On $C_6$, we have the same thing, but now $\theta \in (-\pi,-\pi/2]$. This means that, due to the evenness of cosine, the integrand exponentially decays again as $R \rightarrow \infty$ and therefore the integral also vanishes along $C_6$.

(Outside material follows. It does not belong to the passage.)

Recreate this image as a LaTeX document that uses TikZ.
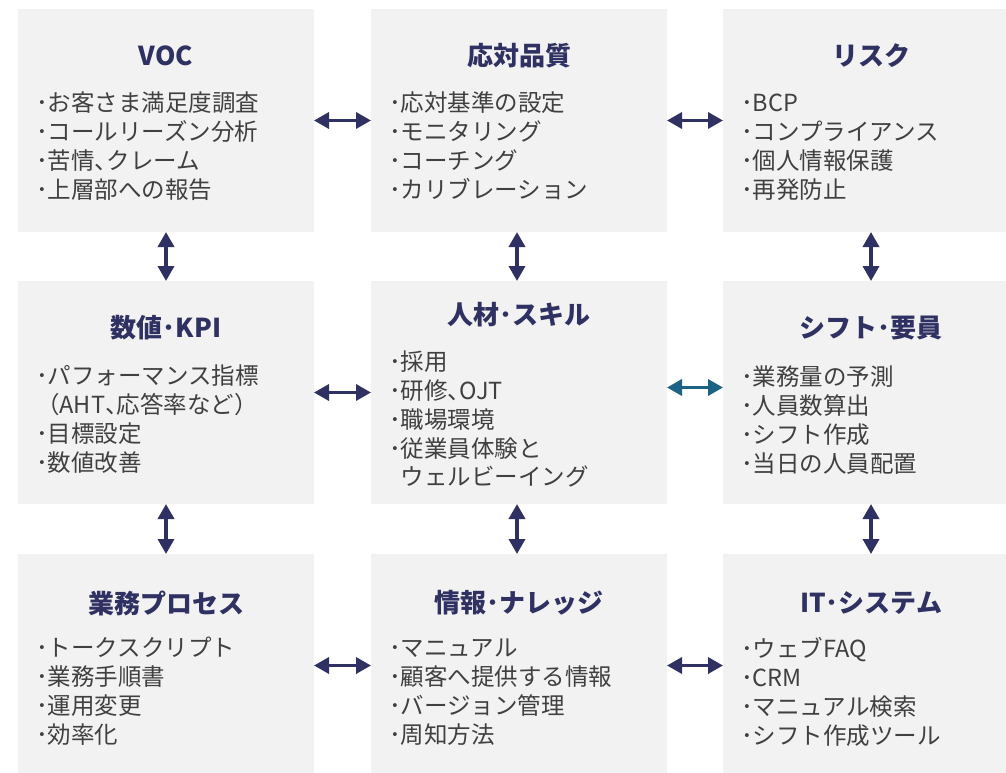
\documentclass[tikz,border=0pt]{standalone}
\usepackage{fontspec}
\setmainfont{Noto Sans CJK JP}
\usetikzlibrary{arrows.meta,calc}
\definecolor{boxgray}{HTML}{F2F2F2}
\definecolor{navy}{HTML}{2E3162}
\definecolor{tealarrow}{HTML}{1B6284}
\definecolor{bodytext}{HTML}{404040}
\newcommand{\fl}{\rule{0pt}{21pt}}
\newcommand{\tc}{{\addfontfeature{RawFeature=+halt}、}}
\begin{document}
\begin{tikzpicture}[x=1pt,y=-1pt,
 box/.style={fill=boxgray, draw=none, minimum width=296pt, minimum height=223pt, inner sep=0pt, outer sep=0pt, anchor=north west},
 ttl/.style={font=\fontsize{26}{30}\selectfont\bfseries, text=navy, inner sep=0pt},
 body/.style={font=\fontsize{23.5}{28.7}\selectfont, text=bodytext, align=left, inner sep=0pt, anchor=north west},
 biarrow/.style={draw=navy, line width=3.5pt, {Triangle[length=15pt,width=16pt]}-{Triangle[length=15pt,width=16pt]}},
 tealbiarrow/.style={biarrow, draw=tealarrow},
]
\useasboundingbox (0,0) rectangle (1006,773);
\begin{scope}
\clip (0,0) rectangle (1006,773);
\node[box] (b11) at (18,9) {};
\node[box] (b12) at (371,9) {};
\node[box] (b13) at (723,9) {};
\node[box] (b21) at (18,281) {};
\node[box] (b22) at (371,281) {};
\node[box] (b23) at (723,281) {};
\node[box] (b31) at (18,554) {};
\node[box] (b32) at (371,554) {};
\node[box] (b33) at (723,554) {};
\end{scope}

% titles
\node[ttl] (t11) at (166,56) {VOC};
\node[ttl] (t12) at (519,56) {応対品質};
\node[ttl] (t13) at (871,56) {リスク};
\node[ttl] (t21) at (166,328) {数値･KPI};
\node[ttl] (t22) at (519,315) {人材･スキル};
\node[ttl] (t23) at (871,328) {シフト･要員};
\node[ttl] (t31) at (166,603) {業務プロセス};
\node[ttl] (t32) at (519,603) {情報･ナレッジ};
\node[ttl] (t33) at (871,603) {IT･システム};

% bodies
\node[body] (l11) at (36,90.7) {\fl･お客さま満足度調査\\･コールリーズン分析\\･苦情\tc クレーム\\･上層部への報告};
\node[body] (l12) at (389,90.7) {\fl･応対基準の設定\\･モニタリング\\･コーチング\\･カリブレーション};
\node[body] (l13) at (741,90.7) {\fl･BCP\\･コンプライアンス\\･個人情報保護\\･再発防止};
\node[body] (l21) at (36,363.7) {\fl･パフォーマンス指標\\（AHT\tc 応答率など）\\･目標設定\\･数値改善};
\node[body] (l22) at (389,349.7) {\fl･採用\\･研修\tc OJT\\･職場環境\\･従業員体験と\\\phantom{･}ウェルビーイング};
\node[body] (l23) at (741,364.7) {\fl･業務量の予測\\･人員数算出\\･シフト作成\\･当日の人員配置};
\node[body] (l31) at (36,635.7) {\fl･トークスクリプト\\･業務手順書\\･運用変更\\･効率化};
\node[body] (l32) at (389,635.7) {\fl･マニュアル\\･顧客へ提供する情報\\･バージョン管理\\･周知方法};
\node[body] (l33) at (741,636.7) {\fl･ウェブFAQ\\･CRM\\･マニュアル検索\\･シフト作成ツール};

% horizontal arrows
\draw[biarrow] (b11.east) -- (b12.west);
\draw[biarrow] (b12.east) -- (b13.west);
\draw[biarrow] (b21.east) -- (b22.west);
\draw[tealbiarrow] ($(b22.east)+(0,-5)$) -- ($(b23.west)+(0,-5)$);
\draw[biarrow] (b31.east) -- (b32.west);
\draw[biarrow] (b32.east) -- (b33.west);
% vertical arrows
\draw[biarrow] (b11.south) -- (b21.north);
\draw[biarrow] ($(b12.south)+(-2,0)$) -- ($(b22.north)+(-2,0)$);
\draw[biarrow] (b13.south) -- (b23.north);
\draw[biarrow] (b21.south) -- (b31.north);
\draw[biarrow] ($(b22.south)+(-2,0)$) -- ($(b32.north)+(-2,0)$);
\draw[biarrow] (b23.south) -- (b33.north);
\end{tikzpicture}
\end{document}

On $C_4$, the integral vanishes as $\epsilon$ in the limit $\epsilon \to 0$. Thus, we are left with the following by Cauchy's integral theorem (i.e., no poles inside $C$):

$$\left [ \int_{C_1} + \int_{C_3} + \int_{C_5}\right] dz \: e^{-\sqrt{z}} e^{z t} = 0$$

On $C_3$, we parametrize by $z=e^{i \pi} x$ and the integral along $C_3$ becomes

$$\int_{C_3} dz \: e^{-\sqrt{z}} e^{z t} = e^{i \pi} \int_{\infty}^0 dx \: e^{-i \sqrt{x}} e^{-x t}$$

On $C_5$, however, we parametrize by $z=e^{-i \pi} x$ and the integral along $C_5$ becomes

$$\int_{C_5} dz \: e^{-\sqrt{z}} e^{z t} = e^{-i \pi} \int_0^{\infty} dx \: e^{i \sqrt{x}} e^{-x t}$$

We may now write

$$-\frac{1}{i 2 \pi} \int_0^{\infty} dx \: e^{- x t} \left ( e^{i \sqrt{x}} - e^{-i \sqrt{x}} \right ) + \frac{1}{i 2 \pi} \int_{c-i \infty}^{c+i \infty} ds \: e^{-\sqrt{s}} e^{s t} = 0$$

Therefore, the ILT of $\hat{f}(s) = e^{-\sqrt{s}}$ is given by

$$\begin{align}\frac{1}{i 2 \pi} \int_{c-i \infty}^{c+i \infty} ds \: e^{-\sqrt{s}} e^{s t} &= \frac{1}{i 2 \pi} \int_0^{\infty} dx \: e^{- x t} \left ( e^{i \sqrt{x}} - e^{-i \sqrt{x}} \right )\\ &= \frac{1}{\pi} \int_{-\infty}^{\infty} du\: u \,e^{-t u^2} \sin{u}\end{align}$$

The last step involved substituting $x=u^2$ and exploiting the evenness of the integrand. This integral may be evaluated as follows:

$$\begin{align}\frac{1}{\pi} \int_{-\infty}^{\infty} du\: u \,e^{-t u^2} \sin{u} &= \frac{1}{\pi} \Im{\left [\int_{-\infty}^{\infty} du\:u\, e^{-t u^2} e^{i u} \right]}\\ &= \frac{1}{\pi} \Im{\left [\int_{-\infty}^{\infty} du\:u\, e^{-t (u-i/(2 t))^2} e^{-1/(4 t)}\right ]}\\ &= \frac{1}{\pi} e^{-1/(4 t)} \Im{\left [\int_{-\infty}^{\infty} dv \: \left ( v + \frac{i}{2 t} \right ) e^{-t v^2} \right]}\\ &= \frac{1}{\pi} e^{-1/(4 t)} \frac{1}{2 t} \sqrt{\frac{\pi}{t}} \end{align}$$

Therefore the result is that

$$\mathcal{L}^{-1}[e^{-\sqrt{s}}](t) = \frac{1}{i 2 \pi} \int_{c-i \infty}^{c+i \infty} ds \: e^{-\sqrt{s}} e^{s t} = \frac{1}{2 \sqrt{\pi}} t^{-3/2} e^{-\frac{1}{4 t}}$$

So, first we see that

$$\frac1{2 \sqrt{\pi}} \int_0^{\infty} dx \, e^{-s x} e^{-\frac1{4 x}} x^{-3/2} = e^{-\sqrt{s}}$$

We may then observe that if we sub $x \mapsto x/2$ and $s \mapsto 2 s$, we get

$$\frac1{\sqrt{2 \pi}} \int_0^{\infty} dx \, e^{-s x} e^{-\frac1{2 x}} x^{-3/2} = e^{-\sqrt{2 s}}$$

Now consider $s=-i k = e^{i 3 \pi/2} k$ for $k \gt 0$ and $s=+i k = e^{i \pi/2} k$ for $k \lt 0$. Then the stated result is reproduced.